Je travaille depuis 2004 en multi accueil.
D’abord en multi accueil parental et maintenant municipal.
J’ai pu voir l’évolution de mon travail de terrain, voir mes collègues perdre le sens de leur métier pour lequel elles étaient pourtant passionnées, des projets plein la tête !
Au départ, travaillant en province je ne comprenais pas les faits que me relataient mes collègues en région parisienne : leurs conditions de travail, leurs rapport à leurs supérieurs, leur taux d’encadrement, l’accueil en section des enfants, la lourdeur des tâches administratives…
Faisant partie depuis 5 ans d’une collectivité, je comprends mieux tout ce qu’elles subissaient (elles ont d’ailleurs, pour la plus part, quitté leur profession).
Ayant tout d’abord travaillé pour une mairie bienveillante, dans l’échange, l’écoute, j’ai adulé ce métier au service du public, au service des enfants. Aujourd’hui, au sein d’une petite collectivité me voilà compressée : pas tant par le taux d’occupation, car il est à mon sens normal que la structure puisse compléter toutes les places disponibles.
Je me sens compressée par le manque de personnel, ceux non remplacés lors de leur départ à la retraite, ceux non remplacés lors d’une maladie, ceux non remplacés lors d’un congé parental (il faut attendre car on ne trouve personne… étonnant).
Ceux qui ne sont que de passage et n’ont pas le temps de prendre leurs marques auprès des enfants.
Je me sens compressée par le travail administratif qui prend de plus en plus de temps (les directeurs ont-ils encore le temps d’aller sur le terrain s’ils veulent pouvoir tout gérer l’administratif : accueil des familles, lien avec la collectivité, réunions diverses, commandes, courir après ce temps qui passe trop vite dans une journée et où leur bureau est parfois rempli par des adultes en demande plus de la moitié de leur journée de travail ..).
Je me sens compressée par le temps sur le terrain que nous passons avec chaque enfant.
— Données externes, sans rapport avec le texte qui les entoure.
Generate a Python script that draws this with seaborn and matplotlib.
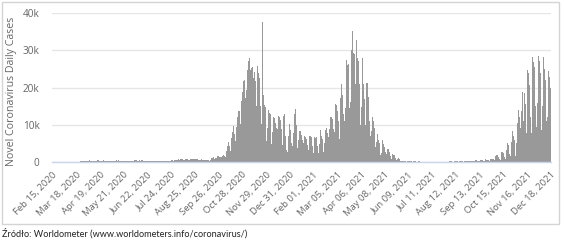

Comment les calculs sont-ils faits ? Un professionnel pour 5 enfants qui ne marchent pas. Mais le professionnel ne fait que 7h par jour et la journée de crèche 11h. Je me souviens du temps où nous comptions un professionnel le matin et un l’après-midi pour cinq enfants. Nos journées de travail ne font pas 11h !!! Ce texte ne pourrait-il pas être revu comme suit : 1 pro pour 5 enfant à un temps x?
Je me souviens avoir répondu à un questionnaire après le premier confinement pour savoir quel était le taux d’encadrement idéal pour moi. Si ce taux était déjà respecté cela serait déjà fantastique !!!
Je me sens compressée par le départ de mes collègues qui ont pourtant toutes les qualités pour travailler auprès des jeunes enfants et une expérience utile mais qui ne parviennent plus à faire ce métier qui était pourtant au centre de leur vie.
Je me sens compressée par le manque de lien avec les familles. Les temps de transmissions se réduisent car les taux d’encadrement aussi. Comment faire encore de la prévention ???
Je me sens également compressée par le nombre d’enfants accueillis en occasionnel et que l’on ne peut pas accueillir assez régulièrement pour qu’ils prennent leurs marques. Parfois, l’enfant ne peut venir qu’une fois tous les 15 jours. Où est passé notre projet éducatif ??
Il y aurait encore tant de choses à dire car ce sont des métiers que nous sommes en train de détruire par le manque de projets. Le quotidien (le repas ,les siestes, les changes) nous prend tellement de temps (les effectifs de professionnels étant réduits) que les activités telles que peinture, sorties, deviennent réduites. Qu’en sera-t-il prochainement avec les nouvelles mesures ? Veut-on une petite enfance rentable à tout prix ? Ne sommes-nous pas en train de sacrifier une population ? Certes, tout ne se joue pas avant 3 ans, mais les fondements de l’adulte ne reposent-ils pas sur la petite enfance ?
Politiciens, j’espère que vous penserez aux a adultes de demain lorsque vous écrirez la réforme de la petite enfance.